### Data lines ###

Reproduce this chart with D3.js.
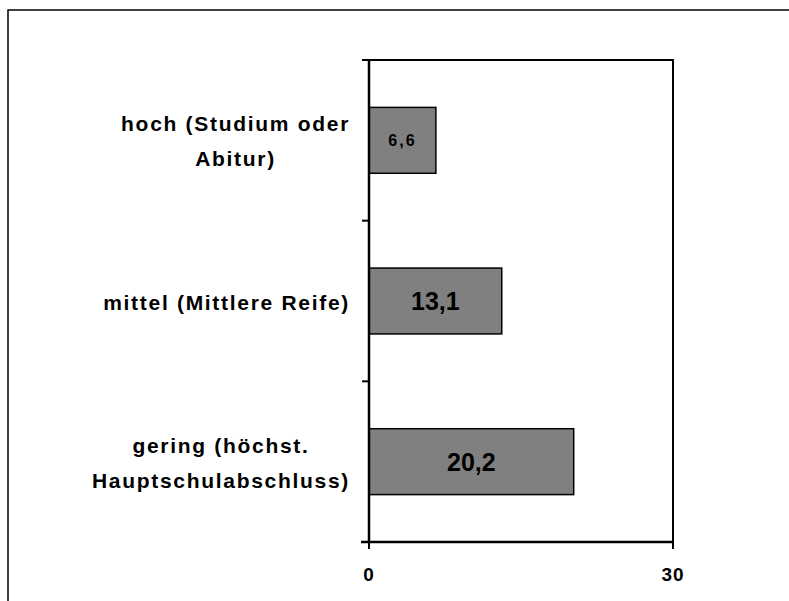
<!DOCTYPE html>
<html>
<head>
<meta charset="utf-8">
<script src="https://cdn.jsdelivr.net/npm/d3@7"></script>
<style>
  body { margin: 0; background: #fff; }
  text { font-family: "Liberation Sans", Arial, sans-serif; font-weight: bold; }
</style>
</head>
<body>
<div id="chart"></div>
<script>
// data
let categories = ['hoch (Studium oder|Abitur)', 'mittel (Mittlere Reife)', 'gering (höchst.|Hauptschulabschluss)'];
let values = [6.6, 13.1, 20.2];
let valueLabels = ['6,6', '13,1', '20,2'];
let xTicks = [0, 30];

let width = 789;
let height = 601;
let margin = {top: 60, right: 116, bottom: 59, left: 369};

let svg = d3.select('#chart').append('svg')
  .attr('width', width)
  .attr('height', height);

// outer frame (runs past the picture on right and bottom)
svg.append('rect')
  .attr('x', 8).attr('y', 10)
  .attr('width', 900).attr('height', 900)
  .attr('fill', 'none')
  .attr('stroke', '#000')
  .attr('stroke-width', 1.5);

let x = d3.scaleLinear()
  .domain([0, 30])
  .range([margin.left, width - margin.right]);

let y = d3.scaleBand()
  .domain(categories)
  .range([margin.top, height - margin.bottom])
  .paddingInner(0.59)
  .paddingOuter(0.295);

let plotTop = margin.top, plotBottom = height - margin.bottom;

// bars
svg.selectAll('rect.bar')
  .data(values)
  .enter().append('rect')
  .attr('class', 'bar')
  .attr('x', x(0))
  .attr('y', (d, i) => y(categories[i]))
  .attr('width', d => x(d) - x(0))
  .attr('height', y.bandwidth())
  .attr('fill', '#808080')
  .attr('stroke', '#000')
  .attr('stroke-width', 1.5);

// value labels
svg.selectAll('text.val')
  .data(values)
  .enter().append('text')
  .attr('class', 'val')
  .attr('x', d => (x(0) + x(d)) / 2)
  .attr('y', (d, i) => y(categories[i]) + y.bandwidth() / 2)
  .attr('dy', '0.36em')
  .attr('text-anchor', 'middle')
  .style('font-size', (d, i) => i === 0 ? '16px' : '25px')
  .style('letter-spacing', (d, i) => i === 0 ? '2px' : '0px')
  .text((d, i) => valueLabels[i]);

// plot frame: top and right lines
svg.append('path')
  .attr('d', `M${x(0)},${plotTop}H${x(30)}V${plotBottom}`)
  .attr('fill', 'none')
  .attr('stroke', '#000')
  .attr('stroke-width', 2);

// axes lines
svg.append('line')
  .attr('x1', x(0)).attr('x2', x(0))
  .attr('y1', plotTop).attr('y2', plotBottom)
  .attr('stroke', '#000').attr('stroke-width', 2.5);
svg.append('line')
  .attr('x1', x(0) - 8).attr('x2', x(30))
  .attr('y1', plotBottom).attr('y2', plotBottom)
  .attr('stroke', '#000').attr('stroke-width', 2.5);

// category boundary ticks
let bounds = d3.range(categories.length).map(i => plotTop + i * y.step());
svg.selectAll('line.ytick')
  .data(bounds)
  .enter().append('line')
  .attr('class', 'ytick')
  .attr('x1', x(0) - 7).attr('x2', x(0))
  .attr('y1', d => d).attr('y2', d => d)
  .attr('stroke', '#000').attr('stroke-width', 2);

// x ticks
svg.selectAll('line.xtick')
  .data(xTicks)
  .enter().append('line')
  .attr('class', 'xtick')
  .attr('x1', d => x(d)).attr('x2', d => x(d))
  .attr('y1', plotBottom).attr('y2', plotBottom + 7)
  .attr('stroke', '#000').attr('stroke-width', 2);

svg.selectAll('text.xlab')
  .data(xTicks)
  .enter().append('text')
  .attr('class', 'xlab')
  .attr('x', d => x(d))
  .attr('y', 581)
  .attr('text-anchor', 'middle')
  .style('font-size', '19px')
  .style('letter-spacing', '1px')
  .text(d => d);

// category labels: block right-aligned to the axis, lines centred in the block
let labelRight = 350;
let lineH = 35;
categories.forEach(c => {
  let lines = c.split('|');
  let g = svg.append('g');
  let cy = y(c) + y.bandwidth() / 2 + 1;
  let texts = lines.map((l, j) => g.append('text')
    .attr('y', cy + (j - (lines.length - 1) / 2) * lineH)
    .attr('dy', '0.36em')
    .attr('text-anchor', 'middle')
    .style('font-size', '21px')
    .style('letter-spacing', '1.7px')
    .text(l));
  let w = d3.max(texts, t => t.node().getComputedTextLength());
  texts.forEach(t => t.attr('x', labelRight - w / 2));
});
</script>
</body>
</html>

###

- **The task**: All of the material above is to be copied exactly, except for its images.

- **Exercise output**:
Reproduce this chart with D3.js.
<!DOCTYPE html>
<html>
<head>
<meta charset="utf-8">
<script src="https://cdn.jsdelivr.net/npm/d3@7"></script>
<style>
  body { margin: 0; background: #fff; }
  text { font-family: "Liberation Sans", Arial, sans-serif; font-weight: bold; }
</style>
</head>
<body>
<div id="chart"></div>
<script>
// data
let categories = ['hoch (Studium oder|Abitur)', 'mittel (Mittlere Reife)', 'gering (höchst.|Hauptschulabschluss)'];
let values = [6.6, 13.1, 20.2];
let valueLabels = ['6,6', '13,1', '20,2'];
let xTicks = [0, 30];

let width = 789;
let height = 601;
let margin = {top: 60, right: 116, bottom: 59, left: 369};

let svg = d3.select('#chart').append('svg')
  .attr('width', width)
  .attr('height', height);

// outer frame (runs past the picture on right and bottom)
svg.append('rect')
  .attr('x', 8).attr('y', 10)
  .attr('width', 900).attr('height', 900)
  .attr('fill', 'none')
  .attr('stroke', '#000')
  .attr('stroke-width', 1.5);

let x = d3.scaleLinear()
  .domain([0, 30])
  .range([margin.left, width - margin.right]);

let y = d3.scaleBand()
  .domain(categories)
  .range([margin.top, height - margin.bottom])
  .paddingInner(0.59)
  .paddingOuter(0.295);

let plotTop = margin.top, plotBottom = height - margin.bottom;

// bars
svg.selectAll('rect.bar')
  .data(values)
  .enter().append('rect')
  .attr('class', 'bar')
  .attr('x', x(0))
  .attr('y', (d, i) => y(categories[i]))
  .attr('width', d => x(d) - x(0))
  .attr('height', y.bandwidth())
  .attr('fill', '#808080')
  .attr('stroke', '#000')
  .attr('stroke-width', 1.5);

// value labels
svg.selectAll('text.val')
  .data(values)
  .enter().append('text')
  .attr('class', 'val')
  .attr('x', d => (x(0) + x(d)) / 2)
  .attr('y', (d, i) => y(categories[i]) + y.bandwidth() / 2)
  .attr('dy', '0.36em')
  .attr('text-anchor', 'middle')
  .style('font-size', (d, i) => i === 0 ? '16px' : '25px')
  .style('letter-spacing', (d, i) => i === 0 ? '2px' : '0px')
  .text((d, i) => valueLabels[i]);

// plot frame: top and right lines
svg.append('path')
  .attr('d', `M${x(0)},${plotTop}H${x(30)}V${plotBottom}`)
  .attr('fill', 'none')
  .attr('stroke', '#000')
  .attr('stroke-width', 2);

// axes lines
svg.append('line')
  .attr('x1', x(0)).attr('x2', x(0))
  .attr('y1', plotTop).attr('y2', plotBottom)
  .attr('stroke', '#000').attr('stroke-width', 2.5);
svg.append('line')
  .attr('x1', x(0) - 8).attr('x2', x(30))
  .attr('y1', plotBottom).attr('y2', plotBottom)
  .attr('stroke', '#000').attr('stroke-width', 2.5);

// category boundary ticks
let bounds = d3.range(categories.length).map(i => plotTop + i * y.step());
svg.selectAll('line.ytick')
  .data(bounds)
  .enter().append('line')
  .attr('class', 'ytick')
  .attr('x1', x(0) - 7).attr('x2', x(0))
  .attr('y1', d => d).attr('y2', d => d)
  .attr('stroke', '#000').attr('stroke-width', 2);

// x ticks
svg.selectAll('line.xtick')
  .data(xTicks)
  .enter().append('line')
  .attr('class', 'xtick')
  .attr('x1', d => x(d)).attr('x2', d => x(d))
  .attr('y1', plotBottom).attr('y2', plotBottom + 7)
  .attr('stroke', '#000').attr('stroke-width', 2);

svg.selectAll('text.xlab')
  .data(xTicks)
  .enter().append('text')
  .attr('class', 'xlab')
  .attr('x', d => x(d))
  .attr('y', 581)
  .attr('text-anchor', 'middle')
  .style('font-size', '19px')
  .style('letter-spacing', '1px')
  .text(d => d);

// category labels: block right-aligned to the axis, lines centred in the block
let labelRight = 350;
let lineH = 35;
categories.forEach(c => {
  let lines = c.split('|');
  let g = svg.append('g');
  let cy = y(c) + y.bandwidth() / 2 + 1;
  let texts = lines.map((l, j) => g.append('text')
    .attr('y', cy + (j - (lines.length - 1) / 2) * lineH)
    .attr('dy', '0.36em')
    .attr('text-anchor', 'middle')
    .style('font-size', '21px')
    .style('letter-spacing', '1.7px')
    .text(l));
  let w = d3.max(texts, t => t.node().getComputedTextLength());
  texts.forEach(t => t.attr('x', labelRight - w / 2));
});
</script>
</body>
</html>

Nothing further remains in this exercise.